Local enterprises also produce value-added lavender products, cut flowers, flower bulbs, seeds and seaweed-based fertilisers.

Facts and figures

  • Tasmania supplies 98 per cent of all green peas and 74 per cent of all green beans processed in Australia.
  • Grain production is concentrated on barley, wheat and oats.
  • Tasmania is Australia’s second-biggest producer of potatoes, with a harvest of more than 360,000 tonnes and an industry value of around $128 million.
  • Tasmania produces around a third of the Australian onion crop and is responsible for 80 per cent of Australia’s overseas onion exports.

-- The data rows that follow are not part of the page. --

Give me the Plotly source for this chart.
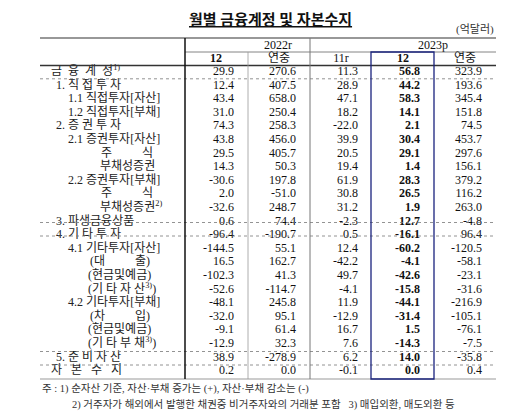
import plotly.graph_objects as go

labels = ["금  융  계  정<sup>1)</sup>", "1. 직 접 투 자", "1.1 직접투자[자산]", "1.2 직접투자[부채]",
          "2. 증 권 투 자", "2.1 증권투자[자산]", "주          식", "부채성증권",
          "2.2 증권투자[부채]", "주          식", "부채성증권<sup>2)</sup>", "3. 파생금융상품",
          "4. 기 타 투 자", "4.1 기타투자[자산]", "(대          출)", "(현금및예금)", "(기 타 자 산<sup>3)</sup>)",
          "4.2 기타투자[부채]", "(차          입)", "(현금및예금)", "(기 타 부 채<sup>3)</sup>)",
          "5. 준 비 자 산", "자   본   수   지"]
label_x = [43, 48, 60, 60, 48, 60, 93, 92, 60, 93, 92, 48, 48, 60, 82, 80, 80, 60, 82, 80, 80, 48, 43]
y2022_12 = [29.9, 12.4, 43.4, 31.0, 74.3, 43.8, 29.5, 14.3, -30.6, 2.0, -32.6, 0.6, -96.4, -144.5, 16.5,
            -102.3, -52.6, -48.1, -32.0, -9.1, -12.9, 38.9, 0.2]
y2022_yr = [270.6, 407.5, 658.0, 250.4, 258.3, 456.0, 405.7, 50.3, 197.8, -51.0, 248.7, 74.4, -190.7, 55.1,
            162.7, 41.3, -114.7, 245.8, 95.1, 61.4, 32.3, -278.9, 0.0]
y2023_11 = [11.3, 28.9, 47.1, 18.2, -22.0, 39.9, 20.5, 19.4, 61.9, 30.8, 31.2, -2.3, 0.5, 12.4, -42.2,
            49.7, -4.1, 11.9, -12.9, 16.7, 7.6, 6.2, -0.1]
y2023_12 = [56.8, 44.2, 58.3, 14.1, 2.1, 30.4, 29.1, 1.4, 28.3, 26.5, 1.9, 12.7, -16.1, -60.2, -4.1,
            -42.6, -15.8, -44.1, -31.4, 1.5, -14.3, 14.0, 0.0]
y2023_yr = [323.9, 193.6, 345.4, 151.8, 74.5, 453.7, 297.6, 156.1, 379.2, 116.2, 263.0, -4.8, 96.4, -120.5,
            -58.1, -23.1, -31.6, -216.9, -105.1, -76.1, -7.5, -35.8, 0.4]

FONT = "Liberation Serif, Noto Sans CJK KR"
row_y = [64 + i * 13.6 for i in range(len(labels))]
fig = go.Figure()

fig.add_trace(go.Scatter(x=label_x, y=row_y, mode="text", text=labels, textposition="middle right",
                         textfont=dict(family=FONT, size=12, color="#222")))
cols = [(226, y2022_12, False), (288, y2022_yr, False), (350, y2023_11, False),
        (412, y2023_12, True), (474, y2023_yr, False)]
for xr, vals, bold in cols:
    txt = [f"<b>{v:.1f}</b>" if bold else f"{v:.1f}" for v in vals]
    fig.add_trace(go.Scatter(x=[xr] * len(vals), y=row_y, mode="text", text=txt,
                             textposition="middle left",
                             textfont=dict(family=FONT, size=12, color="#111")))

# header texts
hdr = [(270, 37.5, "2022r"), (425, 37.5, "2023p"), (208, 50.5, "<b>12</b>"), (271, 50.5, "연중"),
       (333, 50.5, "11r"), (395, 50.5, "<b>12</b>"), (457, 50.5, "연중")]
fig.add_trace(go.Scatter(x=[h[0] for h in hdr], y=[h[1] for h in hdr], mode="text",
                         text=[h[2] for h in hdr], textfont=dict(family=FONT, size=12, color="#111")))

shapes = []
def line(x0, y0, x1, y1, w=1, c="#333", dash="solid"):
    shapes.append(dict(type="line", x0=x0, y0=y0, x1=x1, y1=y1, line=dict(width=w, color=c, dash=dash)))

line(32, 30, 488, 30, 1.2)
line(177, 44, 488, 44, 0.8, "#666")
line(32, 57.5, 488, 57.5, 1.5)
for yy in [70.8, 214.5, 228, 343.5, 357]:
    line(32, yy, 488, yy, 0.8, "#777", "dot")
line(32, 371, 488, 371, 1.5, "#bbb")
line(177, 30, 177, 371, 1.5, "#111")
line(302, 30, 302, 371, 1, "#777")
line(240, 44, 240, 371, 0.8, "#999")
shapes.append(dict(type="rect", x0=363, y0=44, x1=426, y1=371, line=dict(width=1.3, color="#1a237e")))
fig.update_layout(shapes=shapes)

fig.add_annotation(x=262, y=12, text="<u><b>월별 금융계정 및 자본수지</b></u>", showarrow=False,
                   font=dict(family=FONT, size=15, color="#111"))
fig.add_annotation(x=488, y=21, text="(억달러)", showarrow=False, xanchor="right",
                   font=dict(family=FONT, size=11, color="#333"))
fig.add_annotation(x=32, y=381, text="주 : 1) 순자산 기준, 자산·부채 증가는 (+), 자산·부채 감소는 (-)", showarrow=False,
                   xanchor="left", font=dict(family=FONT, size=10.5, color="#333"))
fig.add_annotation(x=62, y=396, text="2) 거주자가 해외에서 발행한 채권중 비거주자와의 거래분 포함   3) 매입외환, 매도외환 등",
                   showarrow=False, xanchor="left", font=dict(family=FONT, size=10.5, color="#333"))

fig.update_xaxes(range=[0, 525], visible=False)
fig.update_yaxes(range=[412, 0], visible=False)
fig.update_layout(width=525, height=412, margin=dict(l=0, r=0, t=0, b=0), showlegend=False,
                  plot_bgcolor="white", paper_bgcolor="white")
fig.write_html("out.html")
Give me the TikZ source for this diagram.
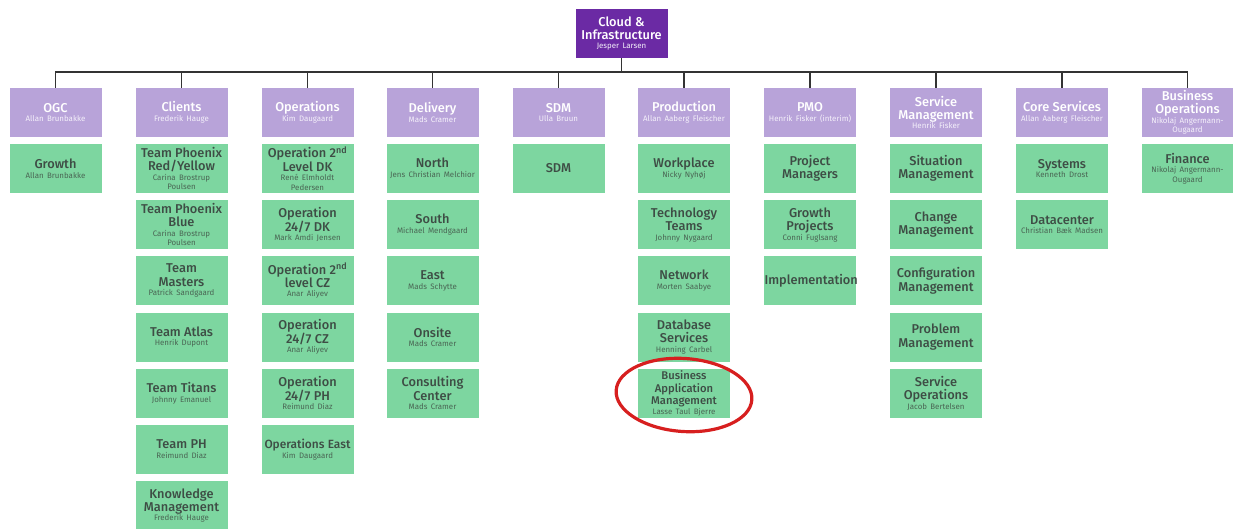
\documentclass[tikz,border=0pt]{standalone}
\usepackage{fontspec}
\setmainfont{Fira Sans}
\newfontfamily\ttlfont{Fira Sans}[UprightFont={* Medium}]
\definecolor{rootc}{HTML}{6B2AA4}
\definecolor{hdrc}{HTML}{B8A3D9}
\definecolor{leafc}{HTML}{7DD6A0}
\definecolor{leaft}{HTML}{3E4D45}
\definecolor{leafn}{HTML}{4A6654}
\definecolor{hdrn}{HTML}{F4F0FA}
\definecolor{ringc}{HTML}{D71F1F}
\newcommand\bxt[1]{{\fontsize{12.8}{13.2}\selectfont\ttlfont #1\par}}
\newcommand\bxn[1]{{\fontsize{7.9}{9.6}\selectfont\color{leafn}#1\par}}
\newcommand\bxhn[1]{{\fontsize{7.9}{9.6}\selectfont\color{hdrn}#1\par}}
\tikzset{
  box/.style={rectangle, inner sep=0pt, minimum width=92pt, minimum height=49pt,
    text width=91pt, align=center},
  rootbox/.style={box, fill=rootc, text=white},
  hdr/.style={box, fill=hdrc, text=white},
  leaf/.style={box, fill=leafc, text=leaft},
  conn/.style={draw=black!80, line width=1.1pt},
  ring/.style={draw=ringc, line width=3.2pt}
}
\begin{document}
\begin{tikzpicture}[x=1pt,y=-1pt]
\useasboundingbox (0,0) rectangle (1233,528);
\clip (0,0) rectangle (1233,528);
% root
\node[rootbox] (root) at (621.5,33.5) {\bxt{Cloud \&\\Infrastructure}\bxhn{Jesper Larsen}};
% headers
\node[hdr] (h1) at (55.5,112.5) {\bxt{OGC}\bxhn{Allan Brunbakke}};
\node[hdr] (h2) at (181.5,112.5) {\bxt{Clients}\bxhn{Frederik Hauge}};
\node[hdr] (h3) at (307.5,112.5) {\bxt{Operations}\bxhn{Kim Daugaard}};
\node[hdr] (h4) at (432.5,112.5) {\bxt{Delivery}\bxhn{Mads Cramer}};
\node[hdr] (h5) at (558.5,112.5) {\bxt{SDM}\bxhn{Ulla Bruun}};
\node[hdr] (h6) at (684,112.5) {\bxt{Production}\bxhn{Allan Aaberg Fleischer}};
\node[hdr] (h7) at (810,112.5) {\bxt{PMO}\bxhn{Henrik Fisker (interim)}};
\node[hdr] (h8) at (936,112.5) {\bxt{Service\\Management}\bxhn{Henrik Fisker}};
\node[hdr] (h9) at (1062,112.5) {\bxt{Core Services}\bxhn{Allan Aaberg Fleischer}};
\node[hdr] (h10) at (1187.5,112.5) {\bxt{Business\\Operations}\bxhn{Nikolaj Angermann-\\Ougaard}};
\coordinate (bus) at (621.5,72);
\foreach \h in {h1,h2,h3,h4,h5,h6,h7,h8,h9,h10}
  \draw[conn] (root.south) |- (bus) -| (\h.north);
% OGC
\node[leaf] (a1) at (55.5,168.5) {\bxt{Growth}\bxn{Allan Brunbakke}};
% Clients
\node[leaf] (b1) at (181.5,168.5) {\bxt{Team Phoenix\\Red/Yellow}\bxn{Carina Brostrup\\Poulsen}};
\node[leaf] (b2) at (181.5,224.7) {\bxt{Team Phoenix\\Blue}\bxn{Carina Brostrup\\Poulsen}};
\node[leaf] (b3) at (181.5,280.8) {\bxt{Team\\Masters}\bxn{Patrick Sandgaard}};
\node[leaf] (b4) at (181.5,337) {\bxt{Team Atlas}\bxn{Henrik Dupont}};
\node[leaf] (b5) at (181.5,393.2) {\bxt{Team Titans}\bxn{Johnny Emanuel}};
\node[leaf] (b6) at (181.5,449.3) {\bxt{Team PH}\bxn{Reimund Diaz}};
\node[leaf] (b7) at (181.5,505.5) {\bxt{Knowledge\\Management}\bxn{Frederik Hauge}};
% Operations
\node[leaf] (c1) at (307.5,168.5) {\bxt{Operation 2\textsuperscript{nd}\\Level DK}\bxn{René Elmholdt\\Pedersen}};
\node[leaf] (c2) at (307.5,224.7) {\bxt{Operation\\24/7 DK}\bxn{Mark Amdi Jensen}};
\node[leaf] (c3) at (307.5,280.8) {\bxt{Operation 2\textsuperscript{nd}\\level CZ}\bxn{Anar Aliyev}};
\node[leaf] (c4) at (307.5,337) {\bxt{Operation\\24/7 CZ}\bxn{Anar Aliyev}};
\node[leaf] (c5) at (307.5,393.2) {\bxt{Operation\\24/7 PH}\bxn{Reimund Diaz}};
\node[leaf] (c6) at (307.5,449.3) {{\fontsize{11.9}{13.2}\selectfont\ttlfont Operations East\par}\bxn{Kim Daugaard}};
% Delivery
\node[leaf] (d1) at (432.5,168.5) {\bxt{North}\bxn{Jens Christian Melchior}};
\node[leaf] (d2) at (432.5,224.7) {\bxt{South}\bxn{Michael Mendgaard}};
\node[leaf] (d3) at (432.5,280.8) {\bxt{East}\bxn{Mads Schytte}};
\node[leaf] (d4) at (432.5,337) {\bxt{Onsite}\bxn{Mads Cramer}};
\node[leaf] (d5) at (432.5,393.2) {\bxt{Consulting\\Center}\bxn{Mads Cramer}};
% SDM
\node[leaf] (e1) at (558.5,168.5) {\bxt{SDM}};
% Production
\node[leaf] (f1) at (684,168.5) {\bxt{Workplace}\bxn{Nicky Nyhøj}};
\node[leaf] (f2) at (684,224.7) {\bxt{Technology\\Teams}\bxn{Johnny Nygaard}};
\node[leaf] (f3) at (684,280.8) {\bxt{Network}\bxn{Morten Saabye}};
\node[leaf] (f4) at (684,337) {\bxt{Database\\Services}\bxn{Henning Carbel}};
\node[leaf] (f5) at (684,393.2) {{\fontsize{11.2}{12.6}\selectfont\ttlfont Business\\Application\\Management\par}\bxn{Lasse Taul Bjerre}};
% PMO
\node[leaf] (g1) at (810,168.5) {\bxt{Project\\Managers}};
\node[leaf] (g2) at (810,224.7) {\bxt{Growth\\Projects}\bxn{Conni Fuglsang}};
\node[leaf] (g3) at (810,280.8) {\bxt{Implementation}};
% Service Management
\node[leaf] (k1) at (936,168.5) {\bxt{Situation\\Management}};
\node[leaf] (k2) at (936,224.7) {\bxt{Change\\Management}};
\node[leaf] (k3) at (936,280.8) {\bxt{Configuration\\Management}};
\node[leaf] (k4) at (936,337) {\bxt{Problem\\Management}};
\node[leaf] (k5) at (936,393.2) {\bxt{Service\\Operations}\bxn{Jacob Bertelsen}};
% Core Services
\node[leaf] (m1) at (1062,168.5) {\bxt{Systems}\bxn{Kenneth Drost}};
\node[leaf] (m2) at (1062,224.7) {\bxt{Datacenter}\bxn{Christian Bæk Madsen}};
% Business Operations
\node[leaf] (n1) at (1187.5,168.5) {\bxt{Finance}\bxn{Nikolaj Angermann-\\Ougaard}};
% highlight ring
\draw[ring, rotate around={-4:(684,395)}] (684,395) ellipse [x radius=68, y radius=36.5];
\end{tikzpicture}
\end{document}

  • An ambitious suite of large scale irrigation schemes was recognised in 2012 with the national Smart Infrastructure Project Award. The Food Bowl concept is pushing the rural economy into overdrive by pumping irrigation water to grazing country so it can be converted to intensive agriculture.
  • Lush pastures nourish 146,000 dairy cows on more than 450 farms. Production reached 891 million litres in 2014–15 – raw material for a dazzling array of gourmet cheeses and other dairy food.